Perhaps most importantly, discretionary fund management provides professional risk oversight that extends beyond simple diversification. Experienced managers understand correlation structures, can identify concentration risks, implement hedging strategies when appropriate, and most critically, maintain discipline during periods of market stress when individual investors are most prone to emotional decision-making.

The Opportunity Ahead

The market conditions illustrated in this chart suggest we may be entering a golden age for active management. As dispersion increases and market leadership broadens, the conditions that have challenged active managers for the past decade are reversing. This creates compelling opportunities for investors to reconsider their allocation to discretionary fund management services.

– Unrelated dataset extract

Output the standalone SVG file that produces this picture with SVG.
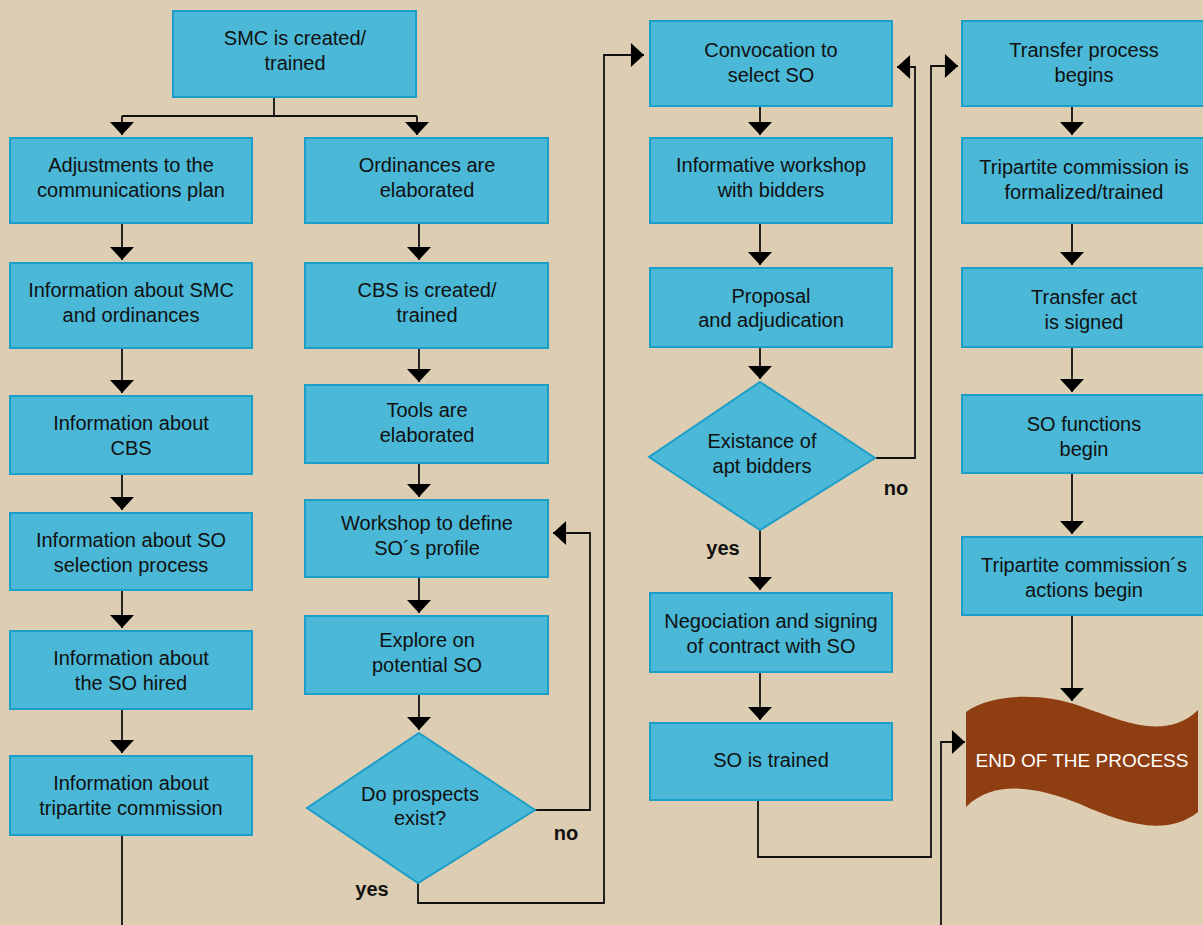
<svg xmlns="http://www.w3.org/2000/svg" width="1203" height="925" viewBox="0 0 1203 925">
<defs>
<style>
.box{fill:#4ab8d6;stroke:#1b9fc9;stroke-width:2}
.t{font-family:"Liberation Sans",Arial,sans-serif;font-size:20px;fill:#111;text-anchor:middle}
.lbl{font-family:"Liberation Sans",Arial,sans-serif;font-size:20px;font-weight:bold;fill:#111;text-anchor:middle}
.c{fill:none;stroke:#111;stroke-width:1.8}
</style>
<marker id="ah" markerUnits="userSpaceOnUse" markerWidth="24" markerHeight="24" viewBox="0 0 12 22" refX="12" refY="11" orient="auto">
<path d="M0,0 L12,11 L0,22 Z" fill="#000"/>
</marker>
</defs>
<rect width="1203" height="925" fill="#ddcdb2"/>

<g id="connectors">
<path class="c" d="M274,97 V116 M122,116 H417" />
<path class="c" d="M122,116 V135" marker-end="url(#ah)"/>
<path class="c" d="M417,116 V135" marker-end="url(#ah)"/>
<path class="c" d="M122,223 V260" marker-end="url(#ah)"/>
<path class="c" d="M122,348 V393" marker-end="url(#ah)"/>
<path class="c" d="M122,474 V510" marker-end="url(#ah)"/>
<path class="c" d="M122,590 V628" marker-end="url(#ah)"/>
<path class="c" d="M122,709 V753" marker-end="url(#ah)"/>
<path class="c" d="M122,835 V925"/>
<path class="c" d="M419,223 V260" marker-end="url(#ah)"/>
<path class="c" d="M419,348 V382" marker-end="url(#ah)"/>
<path class="c" d="M419,463 V497" marker-end="url(#ah)"/>
<path class="c" d="M419,577 V613" marker-end="url(#ah)"/>
<path class="c" d="M419,694 V730" marker-end="url(#ah)"/>
<path class="c" d="M535,810 H590 V533 H553" marker-end="url(#ah)"/>
<path class="c" d="M418,883 V903 H604 V55 H644" marker-end="url(#ah)"/>
<path class="c" d="M760,106 V135" marker-end="url(#ah)"/>
<path class="c" d="M760,223 V265" marker-end="url(#ah)"/>
<path class="c" d="M760,347 V379" marker-end="url(#ah)"/>
<path class="c" d="M876,458 H915 V67 H897" marker-end="url(#ah)"/>
<path class="c" d="M760,530 V590" marker-end="url(#ah)"/>
<path class="c" d="M760,672 V720" marker-end="url(#ah)"/>
<path class="c" d="M758,800 V857 H931 V66 H958" marker-end="url(#ah)"/>
<path class="c" d="M941,925 V742 H965" marker-end="url(#ah)"/>
<path class="c" d="M1072,106 V135" marker-end="url(#ah)"/>
<path class="c" d="M1072,223 V265" marker-end="url(#ah)"/>
<path class="c" d="M1072,347 V392" marker-end="url(#ah)"/>
<path class="c" d="M1072,473 V534" marker-end="url(#ah)"/>
<path class="c" d="M1072,615 V701" marker-end="url(#ah)"/>
</g>

<g id="n-smc"><rect class="box" x="173" y="11" width="243" height="86"/><text class="t" x="295" y="45">SMC is created/</text><text class="t" x="295" y="70">trained</text></g>

<g id="n-adjust"><rect class="box" x="10" y="138" width="242" height="85"/><text class="t" x="131" y="172">Adjustments to the</text><text class="t" x="131" y="197">communications plan</text></g>
<g id="n-info-smc"><rect class="box" x="10" y="263" width="242" height="85"/><text class="t" x="131" y="297">Information about SMC</text><text class="t" x="131" y="322">and ordinances</text></g>
<g id="n-info-cbs"><rect class="box" x="10" y="396" width="242" height="78"/><text class="t" x="131" y="430">Information about</text><text class="t" x="131" y="455">CBS</text></g>
<g id="n-info-sel"><rect class="box" x="10" y="513" width="242" height="77"/><text class="t" x="131" y="547">Information about SO</text><text class="t" x="131" y="572">selection process</text></g>
<g id="n-info-hired"><rect class="box" x="10" y="631" width="242" height="78"/><text class="t" x="131" y="665">Information about</text><text class="t" x="131" y="690">the SO hired</text></g>
<g id="n-info-tri"><rect class="box" x="10" y="756" width="242" height="79"/><text class="t" x="131" y="790">Information about</text><text class="t" x="131" y="815">tripartite commission</text></g>

<g id="n-ordin"><rect class="box" x="305" y="138" width="243" height="85"/><text class="t" x="427" y="172">Ordinances are</text><text class="t" x="427" y="197">elaborated</text></g>
<g id="n-cbs"><rect class="box" x="305" y="263" width="243" height="85"/><text class="t" x="427" y="297">CBS is created/</text><text class="t" x="427" y="322">trained</text></g>
<g id="n-tools"><rect class="box" x="305" y="385" width="243" height="78"/><text class="t" x="427" y="417">Tools are</text><text class="t" x="427" y="442">elaborated</text></g>
<g id="n-workshop"><rect class="box" x="305" y="500" width="243" height="77"/><text class="t" x="427" y="530">Workshop to define</text><text class="t" x="427" y="555">SO´s profile</text></g>
<g id="n-explore"><rect class="box" x="305" y="616" width="243" height="78"/><text class="t" x="427" y="647">Explore on</text><text class="t" x="427" y="672">potential SO</text></g>
<g id="n-prospects"><polygon class="box" points="419,733 535,810 418,883 307,808"/><text class="t" x="420" y="801">Do prospects</text><text class="t" x="420" y="825">exist?</text></g>
<text class="lbl" x="566" y="840">no</text>
<text class="lbl" x="372" y="896">yes</text>

<g id="n-convoc"><rect class="box" x="650" y="21" width="242" height="85"/><text class="t" x="771" y="57">Convocation to</text><text class="t" x="771" y="82">select SO</text></g>
<g id="n-informative"><rect class="box" x="650" y="138" width="242" height="85"/><text class="t" x="771" y="172">Informative workshop</text><text class="t" x="771" y="197">with bidders</text></g>
<g id="n-proposal"><rect class="box" x="650" y="268" width="242" height="79"/><text class="t" x="771" y="303">Proposal</text><text class="t" x="771" y="327">and adjudication</text></g>
<g id="n-bidders"><polygon class="box" points="760,382 875,458 760,530 649,457"/><text class="t" x="762" y="448">Existance of</text><text class="t" x="762" y="473">apt bidders</text></g>
<text class="lbl" x="896" y="495">no</text>
<text class="lbl" x="723" y="555">yes</text>
<g id="n-negoc"><rect class="box" x="650" y="593" width="242" height="79"/><text class="t" x="771" y="628">Negociation and signing</text><text class="t" x="771" y="653">of contract with SO</text></g>
<g id="n-trained"><rect class="box" x="650" y="723" width="242" height="77"/><text class="t" x="771" y="767">SO is trained</text></g>

<g id="n-transfer"><rect class="box" x="962" y="21" width="250" height="85"/><text class="t" x="1084" y="57">Transfer process</text><text class="t" x="1084" y="82">begins</text></g>
<g id="n-tri-form"><rect class="box" x="962" y="138" width="250" height="85"/><text class="t" x="1084" y="174">Tripartite commission is</text><text class="t" x="1084" y="199">formalized/trained</text></g>
<g id="n-act"><rect class="box" x="962" y="268" width="250" height="79"/><text class="t" x="1084" y="304">Transfer act</text><text class="t" x="1084" y="329">is signed</text></g>
<g id="n-functions"><rect class="box" x="962" y="395" width="250" height="78"/><text class="t" x="1084" y="431">SO functions</text><text class="t" x="1084" y="456">begin</text></g>
<g id="n-tri-act"><rect class="box" x="962" y="537" width="250" height="78"/><text class="t" x="1084" y="572">Tripartite commission´s</text><text class="t" x="1084" y="597">actions begin</text></g>

<g id="n-end"><path d="M966,712 C990,694 1040,692 1080,706 C1120,720 1165,742 1198,710 L1198,812 C1165,838 1120,822 1080,804 C1040,788 995,778 966,807 Z" fill="#8f3e12"/><text x="1082" y="767" font-family="'Liberation Sans',Arial,sans-serif" font-size="19" fill="#fff" text-anchor="middle">END OF THE PROCESS</text></g>
</svg>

The renaissance of active management isn't just about potential outperformance - it's about accessing a more dynamic, flexible, and professionally managed approach to investing that can adapt to changing market conditions while providing the downside protection and risk management that becomes increasingly valuable in uncertain times.

For investors who have relied heavily on passive strategies during the era of concentrated market leadership, the current environment presents an opportune moment to evaluate the enhanced potential of active fund management in delivering superior risk-adjusted returns.